Sunday, March 26, 2017

Monday Watch

Today's Headlines
Bloomberg:
  • Trump Said to Issue Far-Reaching Reversal of Obama Climate Push. President Donald Trump is set to sign a sweeping executive order on Tuesday aimed at promoting domestic oil, coal and natural gas by reversing much of his predecessor’s efforts to address climate change. The document lays out a broad blueprint for the Trump administration to dismantle the architecture that former President Barack Obama built to combat the phenomenon, according to details shared with Bloomberg News. Some of the changes would happen immediately, while others would take years to complete. The order will compel federal agencies to quickly identify any actions that could burden the production or use of domestic energy resources, including nuclear power, and then work to suspend, revise or rescind the policies unless they are legally mandated, are necessary for the public interest or promote development.
  • Momentum Builds for Yen to Break 110. The most oversold Group-of-10 currency since the U.S. election is making a comeback. A reassessment on the likelihood of pro-growth policies in the U.S. and a series of domestic and technical factors have combined to reignite buying interest in the yen, and analysts see more upside.
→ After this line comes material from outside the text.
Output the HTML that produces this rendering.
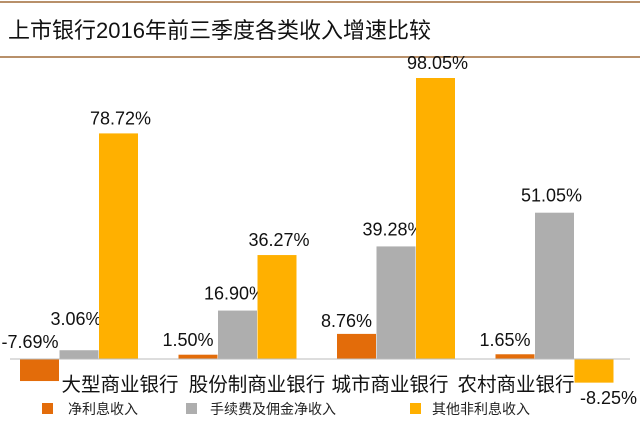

Rising Japanese real interest rates, the yen’s haven status from global political uncertainty and technical signals monitored by foreign exchange traders have helped the currency rebound 7 percent from December lows against the dollar. Momentum is building and a further 2 percent rise to 108 yen per dollar is possible by June, according to market participants.
  • Dollar, S&P 500 Futures Drop. The dollar and U.S. equity futures built on Friday’s declines and gold climbed as investors shunned risk assets amid increased skepticism of U.S. President Donald Trump’s ability to implement his economic agenda after last week’s failed U.S. health-care deal. The yen rose 0.8 percent to 110.51 per dollar. The Bloomberg Dollar Spot Index fell 0.3 percent. Japan’s Topix lost 0.9 percent and Australia’s S&P/ASX 200 Index retreated 0.5 percent, led by a slide in materials producers.
Wall Street Journal:
Night Trading
  • Asian indices are -1.0% to unch. on average.
  • Asia Ex-Japan Investment Grade CDS Index 95.75 unch.
  • Asia Pacific Sovereign CDS Index 21.0 -4.25 basis points.
  • Bloomberg Emerging Markets Currency Index 72.57 +.08%.
  • S&P 500 futures -.67%.
  • NASDAQ 100 futures -.69%.

Earnings of Note
Company/Estimate
  • (CALM)/.23
  • (GIII)/-.12
  • (RHT)/.61
Economic Releases
10:30 am EST
  • Dallas Fed Manufacturing Activity for March is estimated to fall to 22.0 versus 24.5 in February.
Upcoming Splits
  • None of note
Other Potential Market Movers
  • The Fed's Evans speaking, Fed's Kaplan speaking, 2Y T-Note auction, Germany IFO Index and the China Industrial Production report could also impact trading today.
BOTTOM LINE: Asian indices are mostly lower, weighed down by technology and industrial shares in the region. I expect US stocks to open modestly lower and to maintain losses  into the afternoon. The Portfolio is 25% net long heading into the week.